___ WORKING DATA ___

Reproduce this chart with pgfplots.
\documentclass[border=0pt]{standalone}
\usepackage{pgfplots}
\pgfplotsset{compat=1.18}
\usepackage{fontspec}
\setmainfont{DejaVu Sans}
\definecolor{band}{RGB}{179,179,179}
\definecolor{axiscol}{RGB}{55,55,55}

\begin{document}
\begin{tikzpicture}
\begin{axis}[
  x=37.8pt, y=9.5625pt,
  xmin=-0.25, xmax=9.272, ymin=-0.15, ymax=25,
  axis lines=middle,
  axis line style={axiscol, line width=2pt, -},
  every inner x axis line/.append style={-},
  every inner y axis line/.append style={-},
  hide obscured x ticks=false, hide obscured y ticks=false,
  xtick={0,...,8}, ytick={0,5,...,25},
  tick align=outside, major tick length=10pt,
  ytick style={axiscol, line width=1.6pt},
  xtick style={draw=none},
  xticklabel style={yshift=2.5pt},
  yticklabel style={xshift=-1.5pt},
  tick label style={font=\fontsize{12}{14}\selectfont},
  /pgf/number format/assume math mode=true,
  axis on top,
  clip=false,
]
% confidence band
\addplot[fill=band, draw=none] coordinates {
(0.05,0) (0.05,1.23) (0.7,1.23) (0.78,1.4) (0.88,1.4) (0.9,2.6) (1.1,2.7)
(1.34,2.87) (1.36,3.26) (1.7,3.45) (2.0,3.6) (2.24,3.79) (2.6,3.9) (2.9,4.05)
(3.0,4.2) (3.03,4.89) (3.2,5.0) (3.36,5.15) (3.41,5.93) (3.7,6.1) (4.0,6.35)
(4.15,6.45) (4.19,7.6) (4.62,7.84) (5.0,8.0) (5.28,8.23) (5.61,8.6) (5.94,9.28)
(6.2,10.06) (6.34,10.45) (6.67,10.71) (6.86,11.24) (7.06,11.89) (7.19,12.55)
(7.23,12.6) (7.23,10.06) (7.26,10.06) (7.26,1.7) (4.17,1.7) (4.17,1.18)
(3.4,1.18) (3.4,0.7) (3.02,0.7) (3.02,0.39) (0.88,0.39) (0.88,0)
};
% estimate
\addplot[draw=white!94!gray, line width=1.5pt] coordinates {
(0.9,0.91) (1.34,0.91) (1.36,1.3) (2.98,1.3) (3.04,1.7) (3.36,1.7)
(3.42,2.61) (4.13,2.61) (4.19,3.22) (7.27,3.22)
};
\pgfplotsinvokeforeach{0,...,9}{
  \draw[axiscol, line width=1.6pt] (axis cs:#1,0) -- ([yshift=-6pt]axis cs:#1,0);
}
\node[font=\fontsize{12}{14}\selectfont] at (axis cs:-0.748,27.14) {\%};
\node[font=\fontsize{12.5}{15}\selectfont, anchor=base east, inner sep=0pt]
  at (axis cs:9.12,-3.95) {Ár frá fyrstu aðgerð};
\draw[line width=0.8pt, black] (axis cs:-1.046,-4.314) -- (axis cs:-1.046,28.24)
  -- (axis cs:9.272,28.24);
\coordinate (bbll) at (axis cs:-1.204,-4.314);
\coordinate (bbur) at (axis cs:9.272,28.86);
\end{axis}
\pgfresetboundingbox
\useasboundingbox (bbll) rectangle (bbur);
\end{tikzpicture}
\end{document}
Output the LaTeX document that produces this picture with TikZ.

___

**DIRECTIONS:** Retype the data in full and match it exactly.

**COMPLETED TASK:**
Reproduce this chart with pgfplots.
\documentclass[border=0pt]{standalone}
\usepackage{pgfplots}
\pgfplotsset{compat=1.18}
\usepackage{fontspec}
\setmainfont{DejaVu Sans}
\definecolor{band}{RGB}{179,179,179}
\definecolor{axiscol}{RGB}{55,55,55}

\begin{document}
\begin{tikzpicture}
\begin{axis}[
  x=37.8pt, y=9.5625pt,
  xmin=-0.25, xmax=9.272, ymin=-0.15, ymax=25,
  axis lines=middle,
  axis line style={axiscol, line width=2pt, -},
  every inner x axis line/.append style={-},
  every inner y axis line/.append style={-},
  hide obscured x ticks=false, hide obscured y ticks=false,
  xtick={0,...,8}, ytick={0,5,...,25},
  tick align=outside, major tick length=10pt,
  ytick style={axiscol, line width=1.6pt},
  xtick style={draw=none},
  xticklabel style={yshift=2.5pt},
  yticklabel style={xshift=-1.5pt},
  tick label style={font=\fontsize{12}{14}\selectfont},
  /pgf/number format/assume math mode=true,
  axis on top,
  clip=false,
]
% confidence band
\addplot[fill=band, draw=none] coordinates {
(0.05,0) (0.05,1.23) (0.7,1.23) (0.78,1.4) (0.88,1.4) (0.9,2.6) (1.1,2.7)
(1.34,2.87) (1.36,3.26) (1.7,3.45) (2.0,3.6) (2.24,3.79) (2.6,3.9) (2.9,4.05)
(3.0,4.2) (3.03,4.89) (3.2,5.0) (3.36,5.15) (3.41,5.93) (3.7,6.1) (4.0,6.35)
(4.15,6.45) (4.19,7.6) (4.62,7.84) (5.0,8.0) (5.28,8.23) (5.61,8.6) (5.94,9.28)
(6.2,10.06) (6.34,10.45) (6.67,10.71) (6.86,11.24) (7.06,11.89) (7.19,12.55)
(7.23,12.6) (7.23,10.06) (7.26,10.06) (7.26,1.7) (4.17,1.7) (4.17,1.18)
(3.4,1.18) (3.4,0.7) (3.02,0.7) (3.02,0.39) (0.88,0.39) (0.88,0)
};
% estimate
\addplot[draw=white!94!gray, line width=1.5pt] coordinates {
(0.9,0.91) (1.34,0.91) (1.36,1.3) (2.98,1.3) (3.04,1.7) (3.36,1.7)
(3.42,2.61) (4.13,2.61) (4.19,3.22) (7.27,3.22)
};
\pgfplotsinvokeforeach{0,...,9}{
  \draw[axiscol, line width=1.6pt] (axis cs:#1,0) -- ([yshift=-6pt]axis cs:#1,0);
}
\node[font=\fontsize{12}{14}\selectfont] at (axis cs:-0.748,27.14) {\%};
\node[font=\fontsize{12.5}{15}\selectfont, anchor=base east, inner sep=0pt]
  at (axis cs:9.12,-3.95) {Ár frá fyrstu aðgerð};
\draw[line width=0.8pt, black] (axis cs:-1.046,-4.314) -- (axis cs:-1.046,28.24)
  -- (axis cs:9.272,28.24);
\coordinate (bbll) at (axis cs:-1.204,-4.314);
\coordinate (bbur) at (axis cs:9.272,28.86);
\end{axis}
\pgfresetboundingbox
\useasboundingbox (bbll) rectangle (bbur);
\end{tikzpicture}
\end{document}
Output the LaTeX document that produces this picture with TikZ.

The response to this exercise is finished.